Helsinki grapples with bunny swarm

The municipality has been attempting to deal with the infestation for over 20 years

The Finnish capital of Helsinki has a very peculiar and long-standing problem – namely its vast population of so-called “city bunnies”.

City authorities and locals have been dealing with great numbers of feral rabbits for over two decades – and the problem doesn’t appear to be going away – quite the opposite in fact, as local experts claim that the city bunny population is yet again on the rise.

The root of the problem

The ancestors of the modern Helsinki city bunnies were domesticated rabbits that were released by their owners into the wild or were simply lost or managed to escape. Rabbits are notoriously fast breeders in the absence of predators and have wreaked havoc on the Finnish capital’s ecosystem and vegetation.

The cute animals quickly managed to become a great problem for the authorities of Helsinki. In 2009 the city government began organising massive hunts that went on for years and led to the successful destruction of large amount of the city’s rabbit population – but failed to permanently solve the problem.

The bunnies were quick to recoup their numbers but were yet again hit by calamity when a disease killed nearly 90% of their population in 2016. They, however, persisted and are yet again proving a real nuisance.
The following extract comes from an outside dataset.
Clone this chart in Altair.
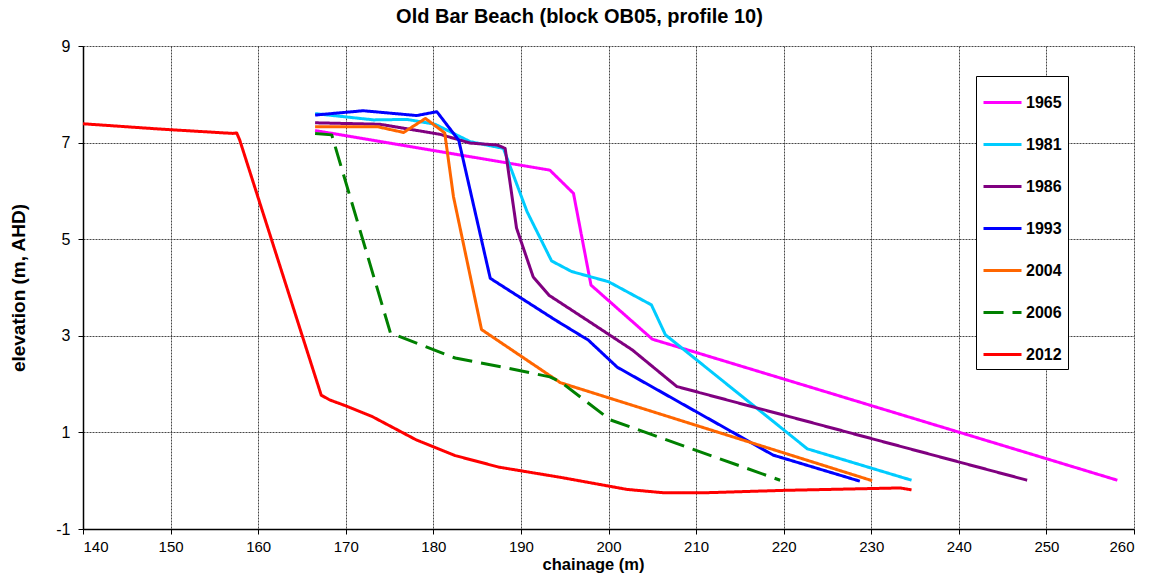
import altair as alt
import pandas as pd

years = ["1965", "1981", "1986", "1993", "2004", "2006", "2012"]
colors = ["#FF00FF", "#00CCFF", "#800080", "#0000FF", "#FF6600", "#008000", "#FF0000"]

x_1965 = [166.5, 193.3, 196.0, 198.0, 205.0, 258.1]
y_1965 = [7.25, 6.43, 5.95, 4.05, 2.93, 0.01]

x_1981 = [166.5, 173.2, 177.0, 180.2, 184.2, 185.0, 188.0, 190.7, 193.5, 195.8, 200.0, 204.9, 206.5, 222.7, 234.6]
y_1981 = [7.60, 7.47, 7.48, 7.38, 7.02, 6.99, 6.88, 5.57, 4.55, 4.33, 4.12, 3.64, 3.02, 0.66, 0.01]

x_1986 = [166.5, 173.9, 180.8, 184.2, 187.3, 188.2, 189.5, 191.4, 193.2, 197.5, 202.7, 207.8, 247.8]
y_1986 = [7.41, 7.38, 7.17, 6.99, 6.95, 6.88, 5.23, 4.22, 3.84, 3.33, 2.71, 1.95, 0.01]

x_1993 = [166.5, 172.0, 178.1, 180.4, 182.9, 186.5, 193.9, 197.7, 201.0, 218.8, 228.7]
y_1993 = [7.57, 7.66, 7.56, 7.64, 7.05, 4.19, 3.33, 2.91, 2.35, 0.53, -0.01]

x_2004 = [166.5, 173.6, 176.6, 179.1, 181.3, 182.3, 185.5, 194.5, 230.1]
y_2004 = [7.33, 7.33, 7.21, 7.50, 7.20, 5.88, 3.13, 2.03, 0.00]

x_2006 = [166.5, 168.4, 175.1, 178.5, 182.5, 188.0, 193.3, 194.5, 200.2, 219.6]
y_2006 = [7.19, 7.16, 3.06, 2.82, 2.54, 2.35, 2.15, 2.05, 1.26, 0.01]

x_2012 = [140.0, 148.8, 157.1, 157.55, 157.9, 167.2, 168.2, 170.0, 173.0, 178.0, 182.5, 187.5,
          194.5, 202.1, 206.3, 211.0, 220.0, 233.3, 234.6]
y_2012 = [7.39, 7.28, 7.19, 7.20, 7.05, 1.77, 1.67, 1.55, 1.33, 0.85, 0.52, 0.28,
          0.07, -0.18, -0.25, -0.25, -0.20, -0.15, -0.19]

x_ticks = list(range(140, 261, 10))
y_ticks = [-1, 1, 3, 5, 7, 9]

series = {
    "1965": (x_1965, y_1965),
    "1981": (x_1981, y_1981),
    "1986": (x_1986, y_1986),
    "1993": (x_1993, y_1993),
    "2004": (x_2004, y_2004),
    "2006": (x_2006, y_2006),
    "2012": (x_2012, y_2012),
}

rows = []
for yr in years:
    xs, ys = series[yr]
    for i, (xv, yv) in enumerate(zip(xs, ys)):
        rows.append({"year": yr, "chainage": xv, "elevation": yv, "i": i})
df = pd.DataFrame(rows)

FONT = "Liberation Sans"

legend = alt.Legend(
    title=None,
    orient="none",
    legendX=893,
    legendY=30,
    symbolType="stroke",
    symbolSize=1444,
    symbolStrokeWidth=3,
    labelFont=FONT,
    labelFontSize=16,
    labelFontWeight="bold",
    labelColor="black",
    labelOffset=3,
    strokeColor="black",
    fillColor="white",
    padding=6,
    rowPadding=13,
)

dash_range = [[1, 0], [1, 0], [1, 0], [1, 0], [1, 0], [20, 9], [1, 0]]

chart = alt.Chart(df).mark_line(strokeWidth=3, strokeJoin="round").encode(
    x=alt.X(
        "chainage:Q",
        scale=alt.Scale(domain=[140, 260], nice=False),
        axis=alt.Axis(values=x_ticks, title="chainage (m)", titleX=510, titleY=35,
                      titleBaseline="middle", titleFontSize=16.5, labelPadding=5,
                      labelFontSize=15, labelExpr="'' + datum.value"),
    ),
    y=alt.Y(
        "elevation:Q",
        scale=alt.Scale(domain=[-1, 9], nice=False),
        axis=alt.Axis(values=y_ticks, title="elevation (m, AHD)", titleX=-65, titleY=241.5,
                      titleBaseline="middle", titleFontSize=19, labelPadding=8,
                      labelFontSize=16, labelExpr="'' + datum.value"),
    ),
    color=alt.Color("year:N", scale=alt.Scale(domain=years, range=colors), legend=legend),
    strokeDash=alt.StrokeDash("year:N", scale=alt.Scale(domain=years, range=dash_range), legend=legend),
    order=alt.Order("i:Q"),
).properties(
    width=1051,
    height=483,
    title=alt.TitleParams(
        "Old Bar Beach (block OB05, profile 10)",
        font=FONT, fontSize=20, fontWeight="bold", color="black",
        anchor="middle", dx=-29, dy=25, offset=16, baseline="bottom",
    ),
    autosize=alt.AutoSizeParams(type="none"),
    padding={"left": 83, "top": 46, "right": 22, "bottom": 47},
).configure_view(
    stroke=None
).configure_axis(
    domainColor="black",
    domainWidth=1.5,
    tickColor="black",
    tickSize=5,
    tickWidth=1,
    labelFont=FONT,
    labelColor="black",
    titleFont=FONT,
    titleFontWeight="bold",
    titleColor="black",
    gridColor="#333333",
    gridDash=[2, 1],
    gridWidth=1,
    gridOpacity=0.9,
)

chart.save("out.html", embed_options={"renderer": "svg", "actions": False})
Climate change has only been making matters worse. The unprecedentedly hot winter further exacerbated the city’s bunny problem. The lack of snow and the warm temperatures have allowed the rabbits to breed even faster and to reach places that were unreachable in the past due to snowfall.

Furthermore, it has made many traps lain by city authorities ineffective, because the rabbits could simply avoid them and go someplace else to seek food and nutrition during the winter months.

The local government of Helsinki is still organising hunts and it is not out of the question that new massive extermination efforts might be needed in the near future. Yet, how can a city effectively deal with a problem as cute as this?